===== Dataset extract
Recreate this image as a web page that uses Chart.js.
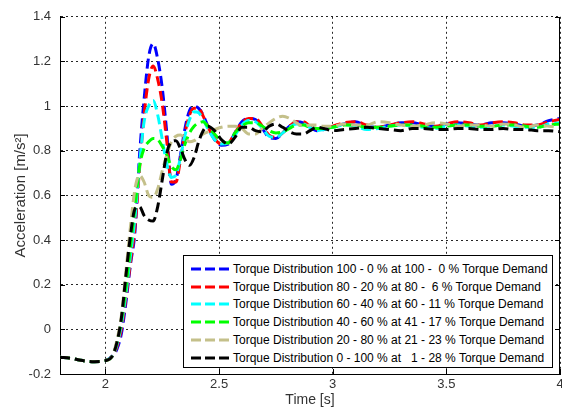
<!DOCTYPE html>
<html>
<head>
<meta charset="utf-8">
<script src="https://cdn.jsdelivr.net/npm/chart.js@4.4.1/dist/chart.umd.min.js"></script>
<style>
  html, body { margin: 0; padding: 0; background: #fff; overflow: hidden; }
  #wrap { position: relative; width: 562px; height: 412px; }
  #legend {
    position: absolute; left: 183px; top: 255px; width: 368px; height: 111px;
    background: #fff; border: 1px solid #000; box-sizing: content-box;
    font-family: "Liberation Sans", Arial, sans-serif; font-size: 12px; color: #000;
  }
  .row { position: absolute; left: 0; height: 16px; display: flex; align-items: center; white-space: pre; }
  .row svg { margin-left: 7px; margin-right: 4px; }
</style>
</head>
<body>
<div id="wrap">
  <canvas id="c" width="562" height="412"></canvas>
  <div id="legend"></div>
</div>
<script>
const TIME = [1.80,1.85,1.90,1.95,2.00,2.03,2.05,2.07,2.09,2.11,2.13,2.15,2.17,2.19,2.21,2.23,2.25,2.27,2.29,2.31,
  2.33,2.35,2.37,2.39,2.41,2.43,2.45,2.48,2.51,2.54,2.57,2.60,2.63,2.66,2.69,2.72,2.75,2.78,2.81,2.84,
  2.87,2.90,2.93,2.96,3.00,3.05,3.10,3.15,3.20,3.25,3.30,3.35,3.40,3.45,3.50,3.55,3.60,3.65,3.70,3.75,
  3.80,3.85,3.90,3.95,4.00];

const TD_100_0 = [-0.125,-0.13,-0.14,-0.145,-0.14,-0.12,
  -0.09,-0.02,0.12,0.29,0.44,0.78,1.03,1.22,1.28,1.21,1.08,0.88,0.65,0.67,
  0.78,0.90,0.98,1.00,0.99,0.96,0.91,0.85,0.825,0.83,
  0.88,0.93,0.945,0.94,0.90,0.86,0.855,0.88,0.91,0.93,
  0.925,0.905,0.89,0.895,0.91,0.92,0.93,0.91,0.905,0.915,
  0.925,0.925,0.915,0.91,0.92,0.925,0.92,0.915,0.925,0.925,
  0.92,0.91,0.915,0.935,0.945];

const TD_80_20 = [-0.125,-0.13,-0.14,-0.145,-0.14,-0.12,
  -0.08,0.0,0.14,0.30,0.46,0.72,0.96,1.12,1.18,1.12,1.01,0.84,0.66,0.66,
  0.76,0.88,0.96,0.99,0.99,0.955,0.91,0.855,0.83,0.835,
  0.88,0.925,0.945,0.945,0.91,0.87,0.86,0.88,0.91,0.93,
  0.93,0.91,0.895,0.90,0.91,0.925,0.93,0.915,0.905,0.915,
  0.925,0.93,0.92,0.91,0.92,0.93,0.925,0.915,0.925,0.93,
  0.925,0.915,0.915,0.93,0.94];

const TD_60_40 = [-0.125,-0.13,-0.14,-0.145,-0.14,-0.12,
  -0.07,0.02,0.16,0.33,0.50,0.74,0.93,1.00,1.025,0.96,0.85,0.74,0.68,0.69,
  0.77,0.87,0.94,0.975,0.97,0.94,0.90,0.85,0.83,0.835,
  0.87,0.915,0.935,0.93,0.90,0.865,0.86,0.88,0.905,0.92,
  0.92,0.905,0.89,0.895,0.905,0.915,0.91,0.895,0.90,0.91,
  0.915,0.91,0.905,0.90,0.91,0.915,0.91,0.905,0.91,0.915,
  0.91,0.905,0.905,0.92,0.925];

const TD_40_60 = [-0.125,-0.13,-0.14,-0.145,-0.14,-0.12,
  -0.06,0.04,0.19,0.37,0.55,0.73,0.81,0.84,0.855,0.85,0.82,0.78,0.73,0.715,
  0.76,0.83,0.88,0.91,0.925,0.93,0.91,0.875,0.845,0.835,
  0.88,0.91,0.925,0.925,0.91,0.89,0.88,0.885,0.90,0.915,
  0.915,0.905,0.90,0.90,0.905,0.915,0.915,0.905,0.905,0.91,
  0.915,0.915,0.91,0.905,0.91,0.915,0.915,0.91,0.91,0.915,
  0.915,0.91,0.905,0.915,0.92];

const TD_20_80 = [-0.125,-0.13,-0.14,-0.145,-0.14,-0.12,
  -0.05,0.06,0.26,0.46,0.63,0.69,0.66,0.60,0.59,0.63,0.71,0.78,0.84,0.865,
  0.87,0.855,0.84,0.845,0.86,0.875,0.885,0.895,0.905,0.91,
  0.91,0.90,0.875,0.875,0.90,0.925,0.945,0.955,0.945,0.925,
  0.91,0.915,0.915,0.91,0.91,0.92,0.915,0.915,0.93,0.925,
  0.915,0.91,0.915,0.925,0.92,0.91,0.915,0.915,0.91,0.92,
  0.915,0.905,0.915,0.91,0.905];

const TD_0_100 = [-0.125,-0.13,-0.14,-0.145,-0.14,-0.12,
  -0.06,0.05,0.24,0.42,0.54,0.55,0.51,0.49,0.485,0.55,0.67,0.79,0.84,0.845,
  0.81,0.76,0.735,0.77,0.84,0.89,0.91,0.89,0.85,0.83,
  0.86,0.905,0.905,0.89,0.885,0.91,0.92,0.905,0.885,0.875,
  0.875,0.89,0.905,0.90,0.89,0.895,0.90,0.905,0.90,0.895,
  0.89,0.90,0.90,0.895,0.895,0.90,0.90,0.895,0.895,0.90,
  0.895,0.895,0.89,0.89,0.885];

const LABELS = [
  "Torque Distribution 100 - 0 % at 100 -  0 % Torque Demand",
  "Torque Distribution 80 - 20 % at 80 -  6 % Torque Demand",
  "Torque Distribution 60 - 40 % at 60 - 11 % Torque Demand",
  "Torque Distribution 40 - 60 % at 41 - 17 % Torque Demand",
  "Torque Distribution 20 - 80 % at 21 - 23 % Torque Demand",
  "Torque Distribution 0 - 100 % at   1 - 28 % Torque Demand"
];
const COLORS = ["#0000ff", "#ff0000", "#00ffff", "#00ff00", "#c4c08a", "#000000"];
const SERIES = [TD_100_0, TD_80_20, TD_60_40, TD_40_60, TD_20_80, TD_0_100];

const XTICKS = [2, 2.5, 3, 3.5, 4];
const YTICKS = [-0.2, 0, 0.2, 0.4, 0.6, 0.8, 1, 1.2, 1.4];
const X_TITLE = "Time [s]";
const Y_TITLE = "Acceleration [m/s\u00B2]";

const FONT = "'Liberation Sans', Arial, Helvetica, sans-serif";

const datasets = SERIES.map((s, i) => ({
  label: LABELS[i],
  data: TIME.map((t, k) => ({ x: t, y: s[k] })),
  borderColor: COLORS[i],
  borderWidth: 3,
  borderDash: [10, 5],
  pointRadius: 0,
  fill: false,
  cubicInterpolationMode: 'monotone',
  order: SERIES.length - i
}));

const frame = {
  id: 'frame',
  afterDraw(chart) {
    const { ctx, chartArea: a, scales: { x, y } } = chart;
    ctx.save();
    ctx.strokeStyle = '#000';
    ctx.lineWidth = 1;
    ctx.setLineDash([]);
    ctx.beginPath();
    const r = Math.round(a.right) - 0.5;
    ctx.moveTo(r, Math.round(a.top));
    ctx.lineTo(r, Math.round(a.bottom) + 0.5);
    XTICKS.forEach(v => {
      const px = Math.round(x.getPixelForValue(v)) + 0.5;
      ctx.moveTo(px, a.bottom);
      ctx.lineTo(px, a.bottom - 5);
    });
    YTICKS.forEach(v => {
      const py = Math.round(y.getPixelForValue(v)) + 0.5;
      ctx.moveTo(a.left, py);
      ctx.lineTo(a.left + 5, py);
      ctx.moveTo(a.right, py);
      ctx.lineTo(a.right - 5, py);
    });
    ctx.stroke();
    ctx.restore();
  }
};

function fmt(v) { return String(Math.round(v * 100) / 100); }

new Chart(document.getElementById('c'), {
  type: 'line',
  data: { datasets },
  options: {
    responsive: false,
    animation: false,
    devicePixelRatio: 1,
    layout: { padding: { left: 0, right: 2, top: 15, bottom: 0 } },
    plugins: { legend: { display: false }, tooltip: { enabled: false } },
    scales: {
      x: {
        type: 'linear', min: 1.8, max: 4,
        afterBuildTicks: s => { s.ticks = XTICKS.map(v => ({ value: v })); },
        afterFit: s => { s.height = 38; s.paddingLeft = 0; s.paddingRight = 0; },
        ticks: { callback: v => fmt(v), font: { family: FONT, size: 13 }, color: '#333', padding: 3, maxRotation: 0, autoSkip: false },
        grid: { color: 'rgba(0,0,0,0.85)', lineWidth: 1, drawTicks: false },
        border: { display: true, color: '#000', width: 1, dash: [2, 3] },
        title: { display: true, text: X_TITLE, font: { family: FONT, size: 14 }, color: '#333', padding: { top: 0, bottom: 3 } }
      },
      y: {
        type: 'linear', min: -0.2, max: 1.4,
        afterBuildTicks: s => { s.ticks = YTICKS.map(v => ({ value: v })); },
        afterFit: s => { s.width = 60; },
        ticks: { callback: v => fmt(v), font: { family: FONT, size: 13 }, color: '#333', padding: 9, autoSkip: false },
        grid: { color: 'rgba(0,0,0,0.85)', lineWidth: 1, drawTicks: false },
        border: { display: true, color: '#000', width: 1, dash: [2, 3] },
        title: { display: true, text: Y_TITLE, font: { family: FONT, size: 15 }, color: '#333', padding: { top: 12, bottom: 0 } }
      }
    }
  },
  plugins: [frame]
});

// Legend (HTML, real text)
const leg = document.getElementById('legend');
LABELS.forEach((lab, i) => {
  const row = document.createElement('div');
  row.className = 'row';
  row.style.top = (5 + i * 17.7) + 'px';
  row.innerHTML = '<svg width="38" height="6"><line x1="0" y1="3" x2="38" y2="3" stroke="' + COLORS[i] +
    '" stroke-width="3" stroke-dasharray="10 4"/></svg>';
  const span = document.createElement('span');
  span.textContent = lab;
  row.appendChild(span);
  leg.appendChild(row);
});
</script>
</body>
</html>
==========
§ Aim: Exactly as written, please give again the lines from the beginning of the listing through the line containing "0.925,0.915,0.915,0.93,0.94];", inclusive, without any pictures.

§ Response to this task:
Recreate this image as a web page that uses Chart.js.
<!DOCTYPE html>
<html>
<head>
<meta charset="utf-8">
<script src="https://cdn.jsdelivr.net/npm/chart.js@4.4.1/dist/chart.umd.min.js"></script>
<style>
  html, body { margin: 0; padding: 0; background: #fff; overflow: hidden; }
  #wrap { position: relative; width: 562px; height: 412px; }
  #legend {
    position: absolute; left: 183px; top: 255px; width: 368px; height: 111px;
    background: #fff; border: 1px solid #000; box-sizing: content-box;
    font-family: "Liberation Sans", Arial, sans-serif; font-size: 12px; color: #000;
  }
  .row { position: absolute; left: 0; height: 16px; display: flex; align-items: center; white-space: pre; }
  .row svg { margin-left: 7px; margin-right: 4px; }
</style>
</head>
<body>
<div id="wrap">
  <canvas id="c" width="562" height="412"></canvas>
  <div id="legend"></div>
</div>
<script>
const TIME = [1.80,1.85,1.90,1.95,2.00,2.03,2.05,2.07,2.09,2.11,2.13,2.15,2.17,2.19,2.21,2.23,2.25,2.27,2.29,2.31,
  2.33,2.35,2.37,2.39,2.41,2.43,2.45,2.48,2.51,2.54,2.57,2.60,2.63,2.66,2.69,2.72,2.75,2.78,2.81,2.84,
  2.87,2.90,2.93,2.96,3.00,3.05,3.10,3.15,3.20,3.25,3.30,3.35,3.40,3.45,3.50,3.55,3.60,3.65,3.70,3.75,
  3.80,3.85,3.90,3.95,4.00];

const TD_100_0 = [-0.125,-0.13,-0.14,-0.145,-0.14,-0.12,
  -0.09,-0.02,0.12,0.29,0.44,0.78,1.03,1.22,1.28,1.21,1.08,0.88,0.65,0.67,
  0.78,0.90,0.98,1.00,0.99,0.96,0.91,0.85,0.825,0.83,
  0.88,0.93,0.945,0.94,0.90,0.86,0.855,0.88,0.91,0.93,
  0.925,0.905,0.89,0.895,0.91,0.92,0.93,0.91,0.905,0.915,
  0.925,0.925,0.915,0.91,0.92,0.925,0.92,0.915,0.925,0.925,
  0.92,0.91,0.915,0.935,0.945];

const TD_80_20 = [-0.125,-0.13,-0.14,-0.145,-0.14,-0.12,
  -0.08,0.0,0.14,0.30,0.46,0.72,0.96,1.12,1.18,1.12,1.01,0.84,0.66,0.66,
  0.76,0.88,0.96,0.99,0.99,0.955,0.91,0.855,0.83,0.835,
  0.88,0.925,0.945,0.945,0.91,0.87,0.86,0.88,0.91,0.93,
  0.93,0.91,0.895,0.90,0.91,0.925,0.93,0.915,0.905,0.915,
  0.925,0.93,0.92,0.91,0.92,0.93,0.925,0.915,0.925,0.93,
  0.925,0.915,0.915,0.93,0.94];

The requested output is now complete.